Responsibility in Decisive Moments
In high-level sport, some decisions must be made extremely quickly with immediate consequences.
In those moments, the athlete cannot hide behind process or wait for additional validation.
They must take responsibility.
This direct exposure develops a very specific relationship to decision-making and commitment.
Executive environments function in much the same way.
Leaders are often required to make decisions under uncertainty, accept risk and commit to choices whose consequences may significantly impact the organization.
High-level sport teaches how to embrace responsibility without becoming paralyzed by the fear of failure.

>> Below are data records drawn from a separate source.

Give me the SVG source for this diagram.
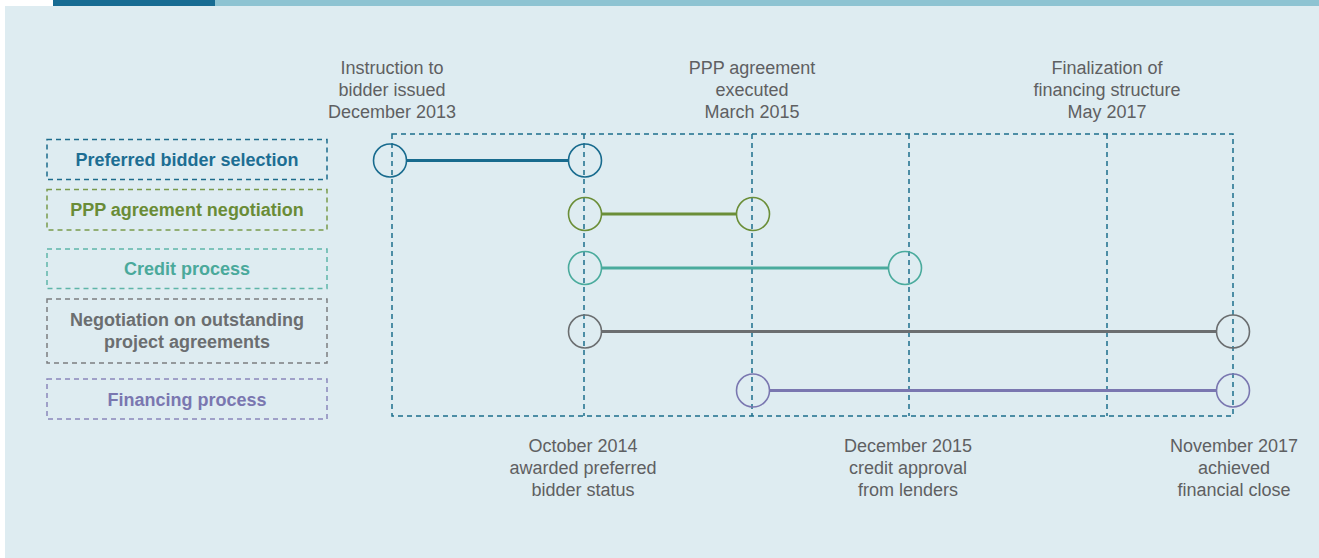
<svg xmlns="http://www.w3.org/2000/svg" width="1319" height="558" viewBox="0 0 1319 558">
<style>
.gt{font-family:"Liberation Sans",Arial,sans-serif;font-size:18px;fill:#5e6062;text-anchor:middle}
.lt{font-family:"Liberation Sans",Arial,sans-serif;font-size:18px;font-weight:bold;text-anchor:middle}
.frame{fill:none;stroke:#1d6e8c;stroke-width:1.5;stroke-dasharray:5 4}
.box{fill:none;stroke-width:1.5;stroke-dasharray:5 4}
.ring{fill:none;stroke-width:1.6}
.bar{stroke-width:3;fill:none}
</style>
<rect x="0" y="0" width="1319" height="558" fill="#ffffff"/>
<rect x="5" y="6" width="1314" height="552" fill="#deecf1"/>
<rect x="53" y="0" width="162" height="6" fill="#176c93"/>
<rect x="215" y="0" width="1104" height="6" fill="#8dc3d2"/>

<g id="frame">
<rect class="frame" x="392" y="134" width="841" height="282"/>
<line class="frame" x1="584" y1="134" x2="584" y2="416"/>
<line class="frame" x1="752" y1="134" x2="752" y2="416"/>
<line class="frame" x1="909" y1="134" x2="909" y2="416"/>
<line class="frame" x1="1107" y1="134" x2="1107" y2="416"/>
</g>

<g id="milestone-labels">
<text class="gt" x="392" y="74">Instruction to</text>
<text class="gt" x="392" y="96">bidder issued</text>
<text class="gt" x="392" y="118">December 2013</text>
<text class="gt" x="752" y="74">PPP agreement</text>
<text class="gt" x="752" y="96">executed</text>
<text class="gt" x="752" y="118">March 2015</text>
<text class="gt" x="1107" y="74">Finalization of</text>
<text class="gt" x="1107" y="96">financing structure</text>
<text class="gt" x="1107" y="118">May 2017</text>
<text class="gt" x="583" y="452">October 2014</text>
<text class="gt" x="583" y="474">awarded preferred</text>
<text class="gt" x="583" y="496">bidder status</text>
<text class="gt" x="908" y="452">December 2015</text>
<text class="gt" x="908" y="474">credit approval</text>
<text class="gt" x="908" y="496">from lenders</text>
<text class="gt" x="1234" y="452">November 2017</text>
<text class="gt" x="1234" y="474">achieved</text>
<text class="gt" x="1234" y="496">financial close</text>
</g>

<g id="node-preferred-bidder">
<rect class="box" x="47" y="139.5" width="280" height="40" stroke="#1d6b8c"/>
<text class="lt" x="187" y="165.5" fill="#1d6e93">Preferred bidder selection</text>
</g>
<g id="node-ppp-negotiation">
<rect class="box" x="47" y="189.5" width="280" height="40.5" stroke="#7a9a4c"/>
<text class="lt" x="187" y="215.5" fill="#6a8c37">PPP agreement negotiation</text>
</g>
<g id="node-credit">
<rect class="box" x="47" y="249" width="280" height="39.5" stroke="#5fb5a9"/>
<text class="lt" x="187" y="275" fill="#4aa99b">Credit process</text>
</g>
<g id="node-outstanding">
<rect class="box" x="47" y="299" width="280" height="64" stroke="#7c7e80"/>
<text class="lt" x="187" y="326" fill="#6b6e70">Negotiation on outstanding</text>
<text class="lt" x="187" y="347.5" fill="#6b6e70">project agreements</text>
</g>
<g id="node-financing">
<rect class="box" x="47" y="379" width="280" height="40" stroke="#8a87bb"/>
<text class="lt" x="187" y="405.5" fill="#7a77b0">Financing process</text>
</g>

<g id="connectors">
<g stroke="#186b8e">
<line class="bar" x1="406.5" y1="160.5" x2="568.5" y2="160.5"/>
<circle class="ring" cx="390" cy="160.5" r="16.5"/>
<circle class="ring" cx="585" cy="160.5" r="16.5"/>
</g>
<g stroke="#6b8e38">
<line class="bar" x1="601.5" y1="214" x2="736.5" y2="214"/>
<circle class="ring" cx="585" cy="214" r="16.5"/>
<circle class="ring" cx="753" cy="214" r="16.5"/>
</g>
<g stroke="#4aab9d">
<line class="bar" x1="601.5" y1="268" x2="888.5" y2="268"/>
<circle class="ring" cx="585" cy="268" r="16.5"/>
<circle class="ring" cx="905" cy="268" r="16.5"/>
</g>
<g stroke="#6b6e70">
<line class="bar" x1="601.5" y1="331.5" x2="1216.5" y2="331.5"/>
<circle class="ring" cx="585" cy="331.5" r="16.5"/>
<circle class="ring" cx="1233" cy="331.5" r="16.5"/>
</g>
<g stroke="#7a77b0">
<line class="bar" x1="769.5" y1="390.5" x2="1216.5" y2="390.5"/>
<circle class="ring" cx="753" cy="390.5" r="16.5"/>
<circle class="ring" cx="1233" cy="390.5" r="16.5"/>
</g>
</g>
</svg>
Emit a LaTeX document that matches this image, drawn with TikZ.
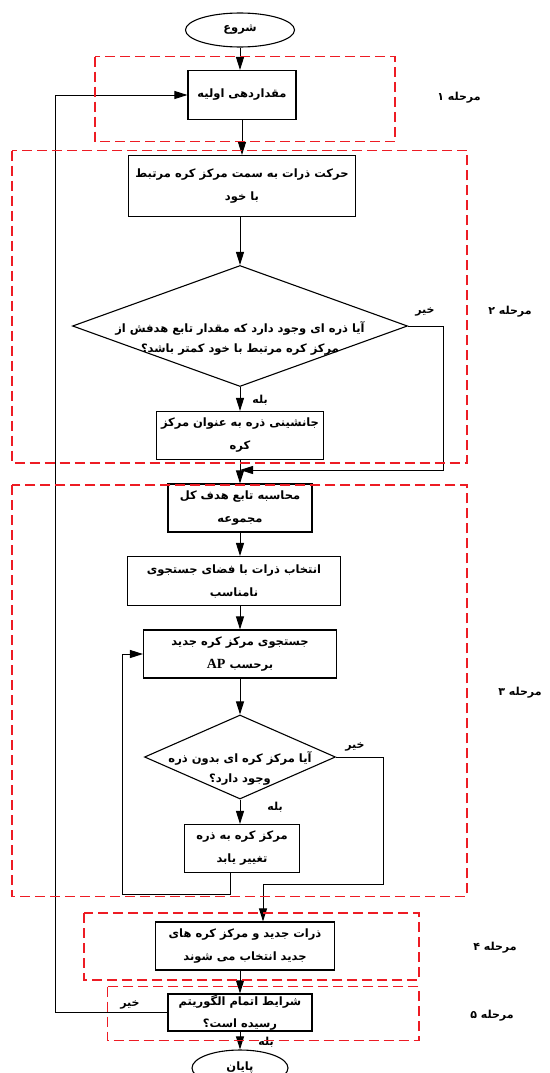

Turning Failure Into Learning
At the highest level, failure is an integral part of the journey.
A poor performance, an injury or a wrong decision can challenge years of preparation.
Yet the most successful environments do not seek to eliminate failure entirely.
Instead, they develop the ability to analyze it quickly in order to improve.
This culture of feedback is essential.
Organizations often face the opposite challenge: protecting decisions excessively, avoiding questioning or slowing down honest feedback loops.
By contrast, environments capable of looking at mistakes with clarity tend to progress much faster.
Managing Uncertainty Without Losing Clarity
In high-level sport, conditions evolve constantly.
Weather, competitors, fatigue, equipment and emotional pressure can change rapidly.
Performance therefore depends less on absolute control than on the ability to adapt continuously.
Executive teams face the same dynamics.
In complex environments, the key challenge often becomes the ability to maintain clarity despite uncertainty.
The strongest leaders are not necessarily those who control everything.
They are the ones capable of adjusting rapidly without losing their overall direction.
High-Level Sport as a Laboratory for Demanding Environments
High-level sport is not a model to copy directly.
However, it is an exceptional laboratory for observing the human mechanisms that influence performance in demanding environments.
Pressure, commitment, adaptation, responsibility and resilience extend far beyond sport itself.
Today, these challenges sit at the heart of executive leadership.
“High performance does not rely on talent alone. It depends above all on the ability to sustain clarity, commitment and adaptability over time.”